To unravel philosophy is impossible. Opinions encompass its entirety, and no facts can be taken from an airborne train of thought. Using brief fragments from one apology and then attaching our own vague generality to the end, is no more innovative then adding salt to a recipe.
I failed Intro to Philosophy, so I’m no Hobbes. Well, I shouldn’t say I failed. Studying what I thought would be the answers rather than giving my own, forced me to an “F” before I withdrew. These days though, I understand what’s expected when engaged in similar discussion. Poop in my hand, throw shit out there and see what sticks. Then, I was 18. Philosophy was a joke. Any answer you gave earned a brutal verbal beat-down…..because you should have known, there are no right answers.
In the documentary “Examined Life,” interviews with people whom I assume are profound intellects on human thought, were dumbed down to relate common philosophies with everyday streetwalking. Although it’s difficult to transform these planetary blowhards (who would likely trade one of their testicles for a signed Star Trek DVD) into a calm-talking Dr. Drew, subtly soothing the bubbly herpes outbreak of any club-grinding alpha-male, some truly relevant comparisons actually did rise to the surface.

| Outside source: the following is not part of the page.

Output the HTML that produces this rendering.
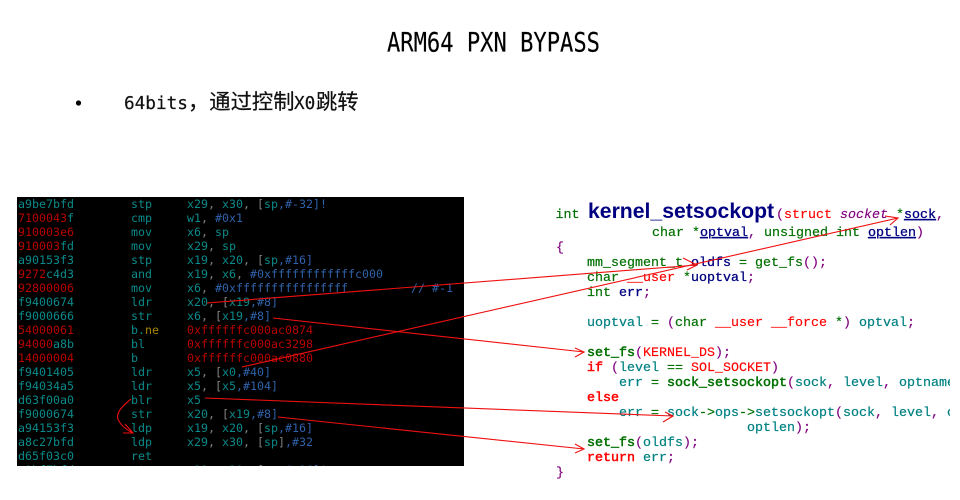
<!DOCTYPE html>
<html><head><meta charset="utf-8"><style>
html,body{margin:0;padding:0;background:#fff}
svg{display:block}
.a text{font-family:"DejaVu Sans Mono",monospace;font-size:11.63px}
.c text{font-family:"Liberation Mono",monospace;font-size:13.33px}
.t{fill:#0a8a8a}.r{fill:#b80000}.b{fill:#2f62aa}.g{fill:#808080}.y{fill:#a88600}
.gn{fill:#007000;stroke:#007000;stroke-width:.2}.n{fill:#000080;stroke:#000080;stroke-width:.3}.rd{fill:#f00;stroke:#f00;stroke-width:.15}.pu{fill:#800080;stroke:#800080;stroke-width:.15}.te{fill:#008080;stroke:#008080;stroke-width:.2}
.B{stroke-width:.5}
</style></head><body>
<svg width="960" height="500" xmlns="http://www.w3.org/2000/svg" xml:space="preserve">
<rect width="960" height="500" fill="#fff"/>
<text transform="translate(387 51.5) scale(1 1.2)" font-family="'DejaVu Sans Mono',monospace" font-size="22.1" fill="#000" stroke="#000" stroke-width=".12" textLength="213" lengthAdjust="spacingAndGlyphs">ARM64 PXN BYPASS</text>
<circle cx="78.5" cy="103" r="2.6" fill="#000"/>
<text x="124" y="109" font-family="'DejaVu Sans Mono',monospace" font-size="17.7" fill="#111" stroke="#111" stroke-width=".2">64bits</text>
<text x="188" y="109" font-family="'WenQuanYi Zen Hei','Noto Sans CJK SC',sans-serif" font-size="21.3" fill="#111" stroke="#111" stroke-width=".2">，通过控制</text>
<text x="294" y="109" font-family="'DejaVu Sans Mono',monospace" font-size="17.7" fill="#111" stroke="#111" stroke-width=".2">X0</text>
<text x="316" y="109" font-family="'WenQuanYi Zen Hei','Noto Sans CJK SC',sans-serif" font-size="21.3" fill="#111" stroke="#111" stroke-width=".2">跳转</text>

<rect x="17" y="197" width="447" height="269" fill="#000"/>
<clipPath id="p"><rect x="17" y="197" width="447" height="269"/></clipPath>
<g class="a" clip-path="url(#p)">
<text x="18" y="208" class="t">a9be7bfd</text><text x="131" y="208" class="t">stp</text><text x="187" y="208"><tspan class="t">x29</tspan><tspan class="g">, </tspan><tspan class="t">x30</tspan><tspan class="g">, [</tspan><tspan class="t">sp</tspan><tspan class="b">,#-32]!</tspan></text>
<text x="18" y="222"><tspan class="r">7100043</tspan><tspan class="t">f</tspan></text><text x="131" y="222" class="t">cmp</text><text x="187" y="222"><tspan class="t">w1</tspan><tspan class="g">, </tspan><tspan class="b">#0x1</tspan></text>
<text x="18" y="236"><tspan class="r">910003e6</tspan></text><text x="131" y="236" class="t">mov</text><text x="187" y="236"><tspan class="t">x6</tspan><tspan class="g">, </tspan><tspan class="t">sp</tspan></text>
<text x="18" y="250"><tspan class="r">910003</tspan><tspan class="t">fd</tspan></text><text x="131" y="250" class="t">mov</text><text x="187" y="250"><tspan class="t">x29</tspan><tspan class="g">, </tspan><tspan class="t">sp</tspan></text>
<text x="18" y="264" class="t">a90153f3</text><text x="131" y="264" class="t">stp</text><text x="187" y="264"><tspan class="t">x19</tspan><tspan class="g">, </tspan><tspan class="t">x20</tspan><tspan class="g">, [</tspan><tspan class="t">sp</tspan><tspan class="b">,#16]</tspan></text>
<text x="18" y="278"><tspan class="r">9272</tspan><tspan class="t">c4d3</tspan></text><text x="131" y="278" class="t">and</text><text x="187" y="278"><tspan class="t">x19</tspan><tspan class="g">, </tspan><tspan class="t">x6</tspan><tspan class="g">, </tspan><tspan class="b">#0xffffffffffffc000</tspan></text>
<text x="18" y="292" class="r">92800006</text><text x="131" y="292" class="t">mov</text><text x="187" y="292"><tspan class="t">x6</tspan><tspan class="g">, </tspan><tspan class="b">#0xffffffffffffffff</tspan></text><text x="411" y="292" class="b">// #-1</text>
<text x="18" y="306" class="t">f9400674</text><text x="131" y="306" class="t">ldr</text><text x="187" y="306"><tspan class="t">x20</tspan><tspan class="g">, [</tspan><tspan class="t">x19</tspan><tspan class="b">,#8]</tspan></text>
<text x="18" y="320" class="t">f9000666</text><text x="131" y="320" class="t">str</text><text x="187" y="320"><tspan class="t">x6</tspan><tspan class="g">, [</tspan><tspan class="t">x19</tspan><tspan class="b">,#8]</tspan></text>
<text x="18" y="334" class="r">54000061</text><text x="131" y="334"><tspan class="t">b.</tspan><tspan class="y">ne</tspan></text><text x="187" y="334" class="r">0xffffffc000ac0874</text>
<text x="18" y="348"><tspan class="r">94000</tspan><tspan class="t">a8b</tspan></text><text x="131" y="348" class="t">bl</text><text x="187" y="348" class="r">0xffffffc000ac3298</text>
<text x="18" y="362" class="r">14000004</text><text x="131" y="362" class="t">b</text><text x="187" y="362" class="r">0xffffffc000ac0880</text>
<text x="18" y="376" class="t">f9401405</text><text x="131" y="376" class="t">ldr</text><text x="187" y="376"><tspan class="t">x5</tspan><tspan class="g">, [</tspan><tspan class="t">x0</tspan><tspan class="b">,#40]</tspan></text>
<text x="18" y="390" class="t">f94034a5</text><text x="131" y="390" class="t">ldr</text><text x="187" y="390"><tspan class="t">x5</tspan><tspan class="g">, [</tspan><tspan class="t">x5</tspan><tspan class="b">,#104]</tspan></text>
<text x="18" y="404" class="t">d63f00a0</text><text x="131" y="404" class="t">blr</text><text x="187" y="404" class="t">x5</text>
<text x="18" y="418" class="t">f9000674</text><text x="131" y="418" class="t">str</text><text x="187" y="418"><tspan class="t">x20</tspan><tspan class="g">, [</tspan><tspan class="t">x19</tspan><tspan class="b">,#8]</tspan></text>
<text x="18" y="432" class="t">a94153f3</text><text x="131" y="432" class="t">ldp</text><text x="187" y="432"><tspan class="t">x19</tspan><tspan class="g">, </tspan><tspan class="t">x20</tspan><tspan class="g">, [</tspan><tspan class="t">sp</tspan><tspan class="b">,#16]</tspan></text>
<text x="18" y="446" class="t">a8c27bfd</text><text x="131" y="446" class="t">ldp</text><text x="187" y="446"><tspan class="t">x29</tspan><tspan class="g">, </tspan><tspan class="t">x30</tspan><tspan class="g">, [</tspan><tspan class="t">sp</tspan><tspan class="g">]</tspan><tspan class="b">,#32</tspan></text>
<text x="18" y="460" class="t">d65f03c0</text><text x="131" y="460" class="t">ret</text>
<text x="18" y="474" class="t">a9bf7bfd</text><text x="131" y="474" class="t">stp</text><text x="187" y="474"><tspan class="t">x29</tspan><tspan class="g">, </tspan><tspan class="t">x30</tspan><tspan class="g">, [</tspan><tspan class="t">sp</tspan><tspan class="b">,#-16]!</tspan></text>
</g>

<clipPath id="q"><rect x="540" y="190" width="410" height="300"/></clipPath>
<g clip-path="url(#q)">
<g class="c" transform="translate(0 -1)" xml:space="preserve">
<text x="555.5" y="219" class="gn">int</text>
<text x="588" y="219" font-weight="bold" fill="#000080" style="font-family:'Liberation Sans',sans-serif;font-size:21.2px">kernel_setsockopt</text>
<text x="776" y="219"><tspan class="pu">(</tspan><tspan class="rd">struct</tspan></text>
<text x="840" y="219" class="pu" font-style="italic">socket</text>
<text x="896" y="219" class="gn">*</text><text x="904" y="219" class="n" text-decoration="underline">sock</text><text x="936" y="219" class="pu">,</text>
<text x="652" y="237" class="gn">char</text><text x="692" y="237" class="gn">*</text><text x="700" y="237" class="n" text-decoration="underline">optval</text><text x="748" y="237" class="pu">,</text><text x="764" y="237" class="gn">unsigned int</text><text x="868" y="237" class="n" text-decoration="underline">optlen</text><text x="916" y="237" class="pu">)</text>
<text x="556" y="252" class="pu">{</text>
<text x="587" y="267" class="gn">mm_segment_t</text><text x="691" y="267" class="n">oldfs</text><text x="739" y="267" class="gn">= get_fs</text><text x="803" y="267" class="pu">();</text>
<text x="587" y="282" class="gn">char</text><text x="627" y="282" class="rd">__user</text><text x="683" y="282" class="gn">*</text><text x="691" y="282" class="n">uoptval</text><text x="747" y="282" class="pu">;</text>
<text x="587" y="297" class="gn">int</text><text x="619" y="297" class="n">err</text><text x="643" y="297" class="pu">;</text>
<text x="587" y="327" class="te">uoptval</text><text x="651" y="327" class="gn">=</text><text x="667" y="327" class="pu">(</text><text x="675" y="327" class="gn">char</text><text x="715" y="327" class="rd">__user __force</text><text x="835" y="327" class="gn">*</text><text x="843" y="327" class="pu">)</text><text x="859" y="327" class="te">optval</text><text x="907" y="327" class="pu">;</text>
<text x="587" y="357" class="gn B">set_fs</text><text x="635" y="357" class="pu">(</text><text x="643" y="357" class="rd">KERNEL_DS</text><text x="715" y="357" class="pu">);</text>
<text x="587" y="372" class="rd B">if</text><text x="611" y="372" class="pu">(</text><text x="619" y="372" class="te">level</text><text x="667" y="372" class="gn">==</text><text x="691" y="372" class="rd">SOL_SOCKET</text><text x="771" y="372" class="pu">)</text>
<text x="619" y="387" class="te">err</text><text x="651" y="387" class="gn">=</text><text x="667" y="387" class="gn B">sock_setsockopt</text><text x="787" y="387" class="pu">(</text><text x="795" y="387" class="te">sock</text><text x="827" y="387" class="pu">,</text><text x="843" y="387" class="te">level</text><text x="883" y="387" class="pu">,</text><text x="899" y="387" class="te">optname</text>
<text x="587" y="402" class="rd B">else</text>
<text x="619" y="417" class="te">err</text><text x="651" y="417" class="gn">=</text><text x="667" y="417" class="te">sock</text><text x="699" y="417" class="gn">-&gt;</text><text x="715" y="417" class="te">ops</text><text x="739" y="417" class="gn">-&gt;</text><text x="755" y="417" class="te">setsockopt</text><text x="835" y="417" class="pu">(</text><text x="843" y="417" class="te">sock</text><text x="875" y="417" class="pu">,</text><text x="891" y="417" class="te">level</text><text x="931" y="417" class="pu">,</text><text x="947" y="417" class="te">optname</text>
<text x="747" y="432" class="te">optlen</text><text x="795" y="432" class="pu">);</text>
<text x="587" y="447" class="gn B">set_fs</text><text x="635" y="447" class="pu">(</text><text x="643" y="447" class="te">oldfs</text><text x="683" y="447" class="pu">);</text>
<text x="587" y="462" class="rd B">return</text><text x="643" y="462" class="te">err</text><text x="667" y="462" class="pu">;</text>
<text x="556" y="477" class="pu">}</text>
</g>
</g>

<g fill="none" stroke="#f01010" stroke-width="1.1">
<path d="M207 303L697 265M683 258L697 265L687 270"/>
<path d="M273 318L584 352M575 348L584 352L575 357"/>
<path d="M242 367L898 218M885 216L898 218L890 225"/>
<path d="M205 398L673 416M665 412L673 416L663 422"/>
<path d="M278 417L584 449M575 444L584 449L575 453"/>
<path d="M131 399C120 408 116 414 118 419C120 425 127 430 133 433M125 424L133 433L123 433"/>
</g>
</svg>
</body></html>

Each individual seems to be asked the same questions, ultimately ending with “are we supposed to search for meaning in life?” Excellent, and each equally different, points of view arose such as experiencing as much as possible especially when those events lead to nowhere. At one point, two dogs playing tag could not be translated into anything but enjoying themselves; and I applauded such restraint.
One of the philosopher's revived an analogy he'd used 30 years prior when referencing the material things we purchase. A woman sees Dolce and Gabbana shoes in Bergdorf Goodman’s, and buys them for $1,000. He then puts her in a situation with the shoes on, “you’re walking by a knee-deep pond and you see a small child drowning, but no one’s around to help. No time to take off the shoes…what would you do?” As every woman normally proceeds “I’d save little Stewie Griffin, even though he’s always trying to kill his mother, and completely ruin my new pumps”…….he responds, “if you’re willing to destroy those shoes to save 1 kid’s life, you could save more than 20 by donating that $1,000 to Oxfam.” The lesson learned is that being a moral/ethical person is not chucking a balled up dollar at a homeless man and smiling because it’s now up to them how they use it. It’s what you could’ve done beyond the dollar; how much further you could’ve gone to better everyone and why you didn’t. Sitting eating my Goobers, sipping a mammoth Diet Coke and lounging with my feet on the chair in front of me, I began to feel real shitty about what I've spent my money on.
The next best thought provoking monologue came from a guy who looked like he’d dressed himself in tin cans, rotting banana peels and the pubic hair of a bison. Befittingly, his narrative revolved around the Department of Sanitation and our unconscious effort to block the whereabouts of our shit. To be taken as literally as possible, it disappears from our mind the minute it’s down the pipes (or in the garbage as they hovered around him at the local dump). To instead, learn about the amount of waste each of us commits a year to this earth and then work on adjusting it……even a subtle change by everyone would have an astronomically positive effect. However since he doesn’t suspect we will, we should then embrace our trash as an equivalent part of this world before it finally gets fed up with us. Upon its ultimate unhappiness, the world will again revert to catastrophe beyond our Hollywood imaginations, and place us all where our dinosaurs currently live….our gas tanks.
As aggressive as these dames and gents may seem, it’s no different than the drunken debates between you and your buddies about politics and religion. No one’s right and everyone disagrees regardless. None of them deserve to point the finger anywhere but at themselves for the amount of time they’ve squandered reading books about philosophy instead of guiding small burrowing worms out of young Namibian children’s feet. They could’ve nailed miles of boards and sheetrock up at the nearest Habitat for Humanity or dunked thousands of ladles into vats of chicken broth at downtown soup kitchens instead of listening to hundreds of hours of babbling lectures on their society’s disenchantment of reality. Forget about the lady and her D&G shoes, let’s turn the tables and put these hypocrite high-browed know-it-all’s knee deep in their own twisted analogies.
You have $175,000 in your hand and you’re walking a path that forks. One way leads down a little dirt path where there’s 6 villages on the verge of starvation, 4,000 people altogether. The other, solid cement and lit by halogens straight towards a marble building. Above the door there's a sign “Come on in, be a Doctor of Philosophy.”
Try and tell me now, why there’s no right answer to the question. Try and tell me now, how much further you could have gone to better everyone, and why you didn’t.